▶ _Job_: Reproduce the listing word for word, leaving every picture behind.

▶ _Dataset content_:
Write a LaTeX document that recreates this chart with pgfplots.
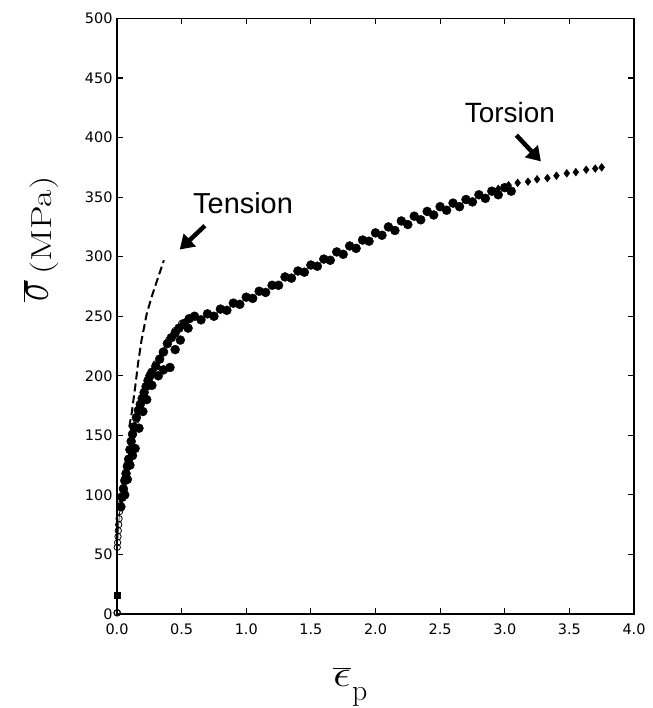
\RequirePackage{fix-cm}
\documentclass[border=0pt]{standalone}
\usepackage{pgfplots}
\pgfplotsset{compat=1.18}
\usepackage{fontspec}
\usetikzlibrary{arrows.meta}
\newfontfamily\hv{Liberation Sans}
\newfontfamily\dv{DejaVu Sans}

% torsion data, upper row of filled circles
\pgfplotstableread{
x y
0.03 90
0.04 98
0.05 105
0.06 112
0.07 118
0.08 124
0.09 130
0.10 138
0.11 145
0.12 151
0.13 157
0.15 165
0.165 171
0.18 176
0.195 181
0.21 186
0.225 191
0.24 196
0.255 200
0.27 203
0.30 208
0.33 214
0.36 220
0.39 227
0.42 232
0.45 236
0.48 240
0.52 244
0.56 248
0.60 250
0.70 252
0.80 256
0.90 261
1.00 266
1.10 271
1.20 276
1.30 283
1.40 288
1.50 293
1.60 298
1.70 304
1.80 309
1.90 314
2.00 320
2.10 325
2.20 330
2.30 334
2.40 338
2.50 342
2.60 345
2.70 348
2.80 352
2.90 355
3.00 358
}\torsionup

% torsion data, lower row of filled circles
\pgfplotstableread{
x y
0.06 100
0.08 113
0.10 125
0.12 133
0.14 139
0.17 156
0.20 170
0.23 180
0.27 192
0.32 200
0.36 205
0.41 207
0.45 222
0.49 230
0.55 240
0.65 247
0.75 250
0.85 255
0.95 260
1.05 265
1.15 270
1.25 276
1.35 282
1.45 287
1.55 292
1.65 297
1.75 302
1.85 307
1.95 313
2.05 318
2.15 322
2.25 327
2.35 331
2.45 335
2.55 339
2.65 342
2.75 346
2.85 349
2.95 352
3.05 355
}\torsionlow

% torsion data, diamonds at large strain
\pgfplotstableread{
x y
2.95 357
3.03 360
3.10 362
3.18 363
3.25 365
3.33 366
3.40 368
3.48 370
3.55 371
3.63 373
3.70 374
3.75 375
}\torsiondiam

% small open circles near the origin
\pgfplotstableread{
x y
0.000 1
0.002 56
0.005 60
0.008 65
0.010 70
0.013 75
0.016 80
0.020 86
0.025 92
0.032 99
0.045 106
0.060 114
0.080 126
0.100 138
0.120 150
0.150 163
0.180 175
0.210 187
0.250 198
0.300 210
0.350 220
0.400 230
0.450 238
0.500 244
0.550 248
}\torsionopen

% tension curve
\pgfplotstableread{
x y
0.095 157
0.114 169
0.140 190
0.165 212
0.190 230
0.230 252
0.270 267
0.310 280
0.363 297
}\tensiondata

\begin{document}
\begin{tikzpicture}
\begin{axis}[
  scale only axis,
  width=517bp, height=595.5bp,
  xmin=0, xmax=4, ymin=0, ymax=500,
  xtick={0,0.5,...,4}, ytick={0,50,...,500},
  xticklabel style={/pgf/number format/fixed, /pgf/number format/fixed zerofill, /pgf/number format/precision=1},
  /pgf/number format/assume math mode=true,
  tick label style={font=\dv\fontsize{14.5}{16}\selectfont},
  xticklabel style={yshift=-6bp},
  yticklabel style={xshift=-1bp},
  tick align=inside, major tick length=6bp,
  tick style={line width=1.2bp, black},
  axis line style={line width=1.6bp},
  clip=false,
]
\addplot[line width=0.6bp, mark=o, mark size=3.2bp, mark options={fill=white, line width=0.8bp}] table {\torsionopen};
\addplot[only marks, mark=*, mark size=4.5bp] table {\torsionlow};
\addplot[only marks, mark=*, mark size=4.5bp] table {\torsionup};
\addplot[only marks, mark=diamond*, mark size=3.9bp] table {\torsiondiam};
\addplot[only marks, mark=square*, mark size=3bp] coordinates {(0.003,16)};
\addplot[only marks, mark=o, mark size=3.2bp, mark options={line width=0.9bp}] coordinates {(0.003,1)};
\addplot[line width=2bp, dash pattern=on 8bp off 4bp] table {\tensiondata};

\node[font=\hv\fontsize{29}{29}\selectfont] at (axis cs:0.975,345) {Tension};
\draw[line width=4.5bp, -{Triangle[length=14bp, width=17bp]}] (axis cs:0.68,326) -- (axis cs:0.485,306);
\node[font=\hv\fontsize{28}{28}\selectfont] at (axis cs:3.04,421) {Torsion};
\draw[line width=4.5bp, -{Triangle[length=14bp, width=17bp]}] (axis cs:3.09,402) -- (axis cs:3.28,380);

\node[rotate=90, anchor=base west, inner sep=0pt] at ([xshift=-69bp]axis cs:0,262)
  {\scalebox{0.7}[1]{\fontsize{53}{53}\selectfont$\overline{\sigma}$}\hspace{5bp}\raisebox{-4bp}{\scalebox{1.3}[1]{\fontsize{29}{29}\selectfont(MPa)}}};
\node[anchor=base west, inner sep=0pt] at ([yshift=-72bp]axis cs:1.67,0)
  {\scalebox{1.2}[1]{\fontsize{38}{38}\selectfont$\overline{\epsilon}$}\hspace{1bp}\raisebox{-14bp}{\fontsize{30}{30}\selectfont p}};
\end{axis}
\pgfresetboundingbox
\path ([shift={(-117bp,-94bp)}]current axis.south west) rectangle ([shift={(19bp,18.5bp)}]current axis.north east);
\end{tikzpicture}
\end{document}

▶ _Exercise solution_:
Write a LaTeX document that recreates this chart with pgfplots.
\RequirePackage{fix-cm}
\documentclass[border=0pt]{standalone}
\usepackage{pgfplots}
\pgfplotsset{compat=1.18}
\usepackage{fontspec}
\usetikzlibrary{arrows.meta}
\newfontfamily\hv{Liberation Sans}
\newfontfamily\dv{DejaVu Sans}

% torsion data, upper row of filled circles
\pgfplotstableread{
x y
0.03 90
0.04 98
0.05 105
0.06 112
0.07 118
0.08 124
0.09 130
0.10 138
0.11 145
0.12 151
0.13 157
0.15 165
0.165 171
0.18 176
0.195 181
0.21 186
0.225 191
0.24 196
0.255 200
0.27 203
0.30 208
0.33 214
0.36 220
0.39 227
0.42 232
0.45 236
0.48 240
0.52 244
0.56 248
0.60 250
0.70 252
0.80 256
0.90 261
1.00 266
1.10 271
1.20 276
1.30 283
1.40 288
1.50 293
1.60 298
1.70 304
1.80 309
1.90 314
2.00 320
2.10 325
2.20 330
2.30 334
2.40 338
2.50 342
2.60 345
2.70 348
2.80 352
2.90 355
3.00 358
}\torsionup

% torsion data, lower row of filled circles
\pgfplotstableread{
x y
0.06 100
0.08 113
0.10 125
0.12 133
0.14 139
0.17 156
0.20 170
0.23 180
0.27 192
0.32 200
0.36 205
0.41 207
0.45 222
0.49 230
0.55 240
0.65 247
0.75 250
0.85 255
0.95 260
1.05 265
1.15 270
1.25 276
1.35 282
1.45 287
1.55 292
1.65 297
1.75 302
1.85 307
1.95 313
2.05 318
2.15 322
2.25 327
2.35 331
2.45 335
2.55 339
2.65 342
2.75 346
2.85 349
2.95 352
3.05 355
}\torsionlow

% torsion data, diamonds at large strain
\pgfplotstableread{
x y
2.95 357
3.03 360
3.10 362
3.18 363
3.25 365
3.33 366
3.40 368
3.48 370
3.55 371
3.63 373
3.70 374
3.75 375
}\torsiondiam

% small open circles near the origin
\pgfplotstableread{
x y
0.000 1
0.002 56
0.005 60
0.008 65
0.010 70
0.013 75
0.016 80
0.020 86
0.025 92
0.032 99
0.045 106
0.060 114
0.080 126
0.100 138
0.120 150
0.150 163
0.180 175
0.210 187
0.250 198
0.300 210
0.350 220
0.400 230
0.450 238
0.500 244
0.550 248
}\torsionopen

% tension curve
\pgfplotstableread{
x y
0.095 157
0.114 169
0.140 190
0.165 212
0.190 230
0.230 252
0.270 267
0.310 280
0.363 297
}\tensiondata

\begin{document}
\begin{tikzpicture}
\begin{axis}[
  scale only axis,
  width=517bp, height=595.5bp,
  xmin=0, xmax=4, ymin=0, ymax=500,
  xtick={0,0.5,...,4}, ytick={0,50,...,500},
  xticklabel style={/pgf/number format/fixed, /pgf/number format/fixed zerofill, /pgf/number format/precision=1},
  /pgf/number format/assume math mode=true,
  tick label style={font=\dv\fontsize{14.5}{16}\selectfont},
  xticklabel style={yshift=-6bp},
  yticklabel style={xshift=-1bp},
  tick align=inside, major tick length=6bp,
  tick style={line width=1.2bp, black},
  axis line style={line width=1.6bp},
  clip=false,
]
\addplot[line width=0.6bp, mark=o, mark size=3.2bp, mark options={fill=white, line width=0.8bp}] table {\torsionopen};
\addplot[only marks, mark=*, mark size=4.5bp] table {\torsionlow};
\addplot[only marks, mark=*, mark size=4.5bp] table {\torsionup};
\addplot[only marks, mark=diamond*, mark size=3.9bp] table {\torsiondiam};
\addplot[only marks, mark=square*, mark size=3bp] coordinates {(0.003,16)};
\addplot[only marks, mark=o, mark size=3.2bp, mark options={line width=0.9bp}] coordinates {(0.003,1)};
\addplot[line width=2bp, dash pattern=on 8bp off 4bp] table {\tensiondata};

\node[font=\hv\fontsize{29}{29}\selectfont] at (axis cs:0.975,345) {Tension};
\draw[line width=4.5bp, -{Triangle[length=14bp, width=17bp]}] (axis cs:0.68,326) -- (axis cs:0.485,306);
\node[font=\hv\fontsize{28}{28}\selectfont] at (axis cs:3.04,421) {Torsion};
\draw[line width=4.5bp, -{Triangle[length=14bp, width=17bp]}] (axis cs:3.09,402) -- (axis cs:3.28,380);

\node[rotate=90, anchor=base west, inner sep=0pt] at ([xshift=-69bp]axis cs:0,262)
  {\scalebox{0.7}[1]{\fontsize{53}{53}\selectfont$\overline{\sigma}$}\hspace{5bp}\raisebox{-4bp}{\scalebox{1.3}[1]{\fontsize{29}{29}\selectfont(MPa)}}};
\node[anchor=base west, inner sep=0pt] at ([yshift=-72bp]axis cs:1.67,0)
  {\scalebox{1.2}[1]{\fontsize{38}{38}\selectfont$\overline{\epsilon}$}\hspace{1bp}\raisebox{-14bp}{\fontsize{30}{30}\selectfont p}};
\end{axis}
\pgfresetboundingbox
\path ([shift={(-117bp,-94bp)}]current axis.south west) rectangle ([shift={(19bp,18.5bp)}]current axis.north east);
\end{tikzpicture}
\end{document}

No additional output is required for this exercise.